Michael Avenatti cross-examines Stormy Daniels about how she speaks to the dead and how 'watching me work was like watching the Sistine Chapel painted'
- Michael Avenatti cross-examined his former client Stormy Daniels in his high-stakes fraud trial.
- Avenatti asked her about how she once said watching him work was like "watching the Sistine Chapel painted."
Stormy Daniels took the stand this week to testify against her former lawyer, Michael Avenatti, who's accused, among other things, of stealing $300,000 from her. But in a plot twist, Avenatti himself cross-examined his former client after securing permission earlier this week to represent himself.
The cross-examination started late Thursday and continued on Friday. At one point, Avenatti asked Daniels, whose real name is Stephanie Clifford, about her own public statements regarding his representation of her against then President Donald Trump and Trump's longtime former fixer, Michael Cohen.
"Didn't you tell the New York Times that watching me work was like watching the Sistine Chapel painted?" Avenatti asked.

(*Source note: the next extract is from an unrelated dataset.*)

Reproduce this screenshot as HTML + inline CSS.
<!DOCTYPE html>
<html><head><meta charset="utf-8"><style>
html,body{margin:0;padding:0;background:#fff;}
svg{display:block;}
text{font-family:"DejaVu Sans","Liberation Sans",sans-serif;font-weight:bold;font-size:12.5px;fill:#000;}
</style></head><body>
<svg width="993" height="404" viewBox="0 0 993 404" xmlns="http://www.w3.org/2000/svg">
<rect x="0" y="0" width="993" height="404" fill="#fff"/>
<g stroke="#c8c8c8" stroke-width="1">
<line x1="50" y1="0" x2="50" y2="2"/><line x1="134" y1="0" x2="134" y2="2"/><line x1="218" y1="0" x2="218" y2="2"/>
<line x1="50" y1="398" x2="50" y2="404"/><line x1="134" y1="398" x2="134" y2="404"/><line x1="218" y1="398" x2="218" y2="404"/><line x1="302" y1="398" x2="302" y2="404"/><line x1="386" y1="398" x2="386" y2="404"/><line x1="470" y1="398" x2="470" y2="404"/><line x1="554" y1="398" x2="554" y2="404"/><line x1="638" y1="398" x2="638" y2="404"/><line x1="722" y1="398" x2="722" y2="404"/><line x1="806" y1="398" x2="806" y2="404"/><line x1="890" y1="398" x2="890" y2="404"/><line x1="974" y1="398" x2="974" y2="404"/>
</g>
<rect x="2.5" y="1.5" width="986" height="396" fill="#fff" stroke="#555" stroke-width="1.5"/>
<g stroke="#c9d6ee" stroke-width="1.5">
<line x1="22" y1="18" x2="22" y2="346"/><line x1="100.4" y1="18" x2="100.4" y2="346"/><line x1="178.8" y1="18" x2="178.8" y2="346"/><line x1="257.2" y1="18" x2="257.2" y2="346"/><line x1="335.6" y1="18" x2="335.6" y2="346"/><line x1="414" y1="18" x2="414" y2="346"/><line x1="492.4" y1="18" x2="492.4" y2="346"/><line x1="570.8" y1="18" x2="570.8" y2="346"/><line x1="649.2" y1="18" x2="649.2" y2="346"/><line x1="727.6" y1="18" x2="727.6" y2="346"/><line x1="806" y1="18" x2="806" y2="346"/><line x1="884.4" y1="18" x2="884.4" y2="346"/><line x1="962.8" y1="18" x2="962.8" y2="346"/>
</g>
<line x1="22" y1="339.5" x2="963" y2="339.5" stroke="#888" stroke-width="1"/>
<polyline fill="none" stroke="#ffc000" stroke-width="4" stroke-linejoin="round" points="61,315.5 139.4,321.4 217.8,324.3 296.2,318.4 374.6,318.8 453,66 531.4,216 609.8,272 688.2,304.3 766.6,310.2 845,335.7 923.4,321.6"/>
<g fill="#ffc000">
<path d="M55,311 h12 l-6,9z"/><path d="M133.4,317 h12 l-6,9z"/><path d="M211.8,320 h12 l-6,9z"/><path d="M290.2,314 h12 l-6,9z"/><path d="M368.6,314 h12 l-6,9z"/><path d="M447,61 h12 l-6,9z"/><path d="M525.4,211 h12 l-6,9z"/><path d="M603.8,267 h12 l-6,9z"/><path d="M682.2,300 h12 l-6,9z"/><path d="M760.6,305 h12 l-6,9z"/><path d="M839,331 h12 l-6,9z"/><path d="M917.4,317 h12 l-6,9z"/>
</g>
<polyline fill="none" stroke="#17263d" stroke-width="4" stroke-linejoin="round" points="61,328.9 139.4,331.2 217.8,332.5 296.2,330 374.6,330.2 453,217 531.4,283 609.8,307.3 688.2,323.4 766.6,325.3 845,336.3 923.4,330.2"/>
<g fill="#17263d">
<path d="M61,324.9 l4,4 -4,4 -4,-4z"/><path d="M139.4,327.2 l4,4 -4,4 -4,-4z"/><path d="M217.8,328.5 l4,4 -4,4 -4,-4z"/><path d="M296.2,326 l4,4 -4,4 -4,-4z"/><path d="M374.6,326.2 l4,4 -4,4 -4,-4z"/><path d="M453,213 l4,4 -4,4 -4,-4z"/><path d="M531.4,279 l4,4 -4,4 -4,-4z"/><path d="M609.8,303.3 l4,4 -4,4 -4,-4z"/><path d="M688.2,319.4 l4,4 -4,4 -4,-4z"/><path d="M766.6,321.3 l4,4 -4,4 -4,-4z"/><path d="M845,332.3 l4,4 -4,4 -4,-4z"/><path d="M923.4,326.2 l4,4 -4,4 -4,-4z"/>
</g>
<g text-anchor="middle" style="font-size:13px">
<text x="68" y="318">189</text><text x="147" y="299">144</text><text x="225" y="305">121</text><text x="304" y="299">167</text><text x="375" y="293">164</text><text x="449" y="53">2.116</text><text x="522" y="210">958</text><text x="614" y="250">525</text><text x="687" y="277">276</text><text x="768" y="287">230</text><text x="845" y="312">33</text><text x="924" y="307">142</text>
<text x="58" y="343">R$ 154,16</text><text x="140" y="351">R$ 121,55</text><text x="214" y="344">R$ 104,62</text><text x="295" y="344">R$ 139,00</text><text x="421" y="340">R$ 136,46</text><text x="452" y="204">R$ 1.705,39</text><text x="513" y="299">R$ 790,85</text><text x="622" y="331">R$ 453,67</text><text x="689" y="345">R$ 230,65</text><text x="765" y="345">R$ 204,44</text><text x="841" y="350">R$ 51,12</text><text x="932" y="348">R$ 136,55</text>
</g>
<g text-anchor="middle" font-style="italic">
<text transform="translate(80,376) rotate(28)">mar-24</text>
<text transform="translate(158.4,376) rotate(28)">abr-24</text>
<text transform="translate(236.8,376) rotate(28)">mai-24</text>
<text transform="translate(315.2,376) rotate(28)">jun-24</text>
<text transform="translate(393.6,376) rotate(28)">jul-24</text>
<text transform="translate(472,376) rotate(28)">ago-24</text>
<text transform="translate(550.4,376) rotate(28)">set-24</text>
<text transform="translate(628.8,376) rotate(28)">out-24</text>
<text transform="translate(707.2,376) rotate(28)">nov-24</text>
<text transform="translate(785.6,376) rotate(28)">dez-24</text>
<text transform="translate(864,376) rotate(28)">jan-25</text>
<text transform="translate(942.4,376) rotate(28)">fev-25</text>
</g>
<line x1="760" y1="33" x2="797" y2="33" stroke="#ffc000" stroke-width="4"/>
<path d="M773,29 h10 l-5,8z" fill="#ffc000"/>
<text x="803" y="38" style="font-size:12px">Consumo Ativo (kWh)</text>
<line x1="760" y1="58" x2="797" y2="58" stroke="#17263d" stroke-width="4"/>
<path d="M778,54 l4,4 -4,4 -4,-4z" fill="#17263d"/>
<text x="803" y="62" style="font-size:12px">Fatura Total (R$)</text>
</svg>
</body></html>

"That's what you told me to say," Daniels shot back.
Avenatti also asked Daniels to elaborate on her interest in paranormal activity and her claim that she can talk to dead people.
"How do you speak to the dead?" Avenatti asked his former client, according to The New York Times.

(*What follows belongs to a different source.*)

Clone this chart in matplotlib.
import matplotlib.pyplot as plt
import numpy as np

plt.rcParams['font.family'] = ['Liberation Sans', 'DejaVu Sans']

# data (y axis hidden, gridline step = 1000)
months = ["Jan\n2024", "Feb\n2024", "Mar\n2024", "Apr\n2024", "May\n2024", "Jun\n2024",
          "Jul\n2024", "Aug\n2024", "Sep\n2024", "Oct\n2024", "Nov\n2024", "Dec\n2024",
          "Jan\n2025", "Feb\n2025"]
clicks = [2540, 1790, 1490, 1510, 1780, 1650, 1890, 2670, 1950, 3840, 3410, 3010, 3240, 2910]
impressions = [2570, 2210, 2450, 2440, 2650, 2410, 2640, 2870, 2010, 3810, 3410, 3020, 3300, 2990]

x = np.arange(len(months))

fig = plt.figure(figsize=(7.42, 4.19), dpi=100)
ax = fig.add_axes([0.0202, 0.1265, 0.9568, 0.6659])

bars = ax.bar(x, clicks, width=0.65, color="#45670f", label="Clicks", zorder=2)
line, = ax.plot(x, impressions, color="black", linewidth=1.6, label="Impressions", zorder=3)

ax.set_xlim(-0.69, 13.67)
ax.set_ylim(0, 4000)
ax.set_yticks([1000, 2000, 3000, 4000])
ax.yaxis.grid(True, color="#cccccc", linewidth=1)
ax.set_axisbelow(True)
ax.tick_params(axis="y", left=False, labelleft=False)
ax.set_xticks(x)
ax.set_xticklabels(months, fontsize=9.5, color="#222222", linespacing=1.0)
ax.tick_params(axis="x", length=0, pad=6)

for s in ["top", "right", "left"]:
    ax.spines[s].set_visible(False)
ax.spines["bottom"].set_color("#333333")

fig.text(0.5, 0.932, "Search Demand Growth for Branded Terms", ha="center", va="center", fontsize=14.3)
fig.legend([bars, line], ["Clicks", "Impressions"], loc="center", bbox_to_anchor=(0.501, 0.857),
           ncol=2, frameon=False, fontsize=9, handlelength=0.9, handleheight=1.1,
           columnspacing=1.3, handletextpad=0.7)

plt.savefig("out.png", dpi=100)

"I don't know," Daniels said. "It just happens sometimes."
He also grilled Daniels on other claims she's made, including that a "dark entity" had entered her home through a "portal" a few years earlier, and that she has the ability to speak with a haunted doll named Susan.
"Susan speaks to everyone on the show; she is a character on Spooky Babes," Daniels said, referring to a project she's a part of whose stated purpose is investigating paranormal activity.
"Isn't it true, Ms. Daniels, that you have claimed that you have the ability to speak to the doll and that she speaks back to you, yes or no?" Avenatti pressed, according to a transcript of Thursday's proceedings.
"Yes," Daniels said. "She even has her own Instagram."
The back-and-forth is the latest twist in Avenatti's high-stakes fraud trial, in which he's charged with wire fraud and aggravated identity theft.
During opening arguments, federal prosecutors said Avenatti pocketed $300,000 out of Daniels' $800,000 book advance by forging her signature on a letter to the book's publisher.
Assistant US attorney Andrew Rohrbach said that in addition to sending the unauthorized letter, Avenatti directed Daniels' agent to send money to his own bank account and lied to Daniels about where the money was.
When Daniels first took the stand on Thursday, the majority of her testimony zeroed in on how Avenatti had allegedly lied to her about the disappearance of the money.
But she appeared to become frustrated when her former lawyer asked her if he was respectful when he represented her against Trump.
"You lied to me, that's not respectful," Daniels said, according to The Wall Street Journal. But she eventually acknowledged that she told federal investigators Avenatti was in fact polite and respectful towards her.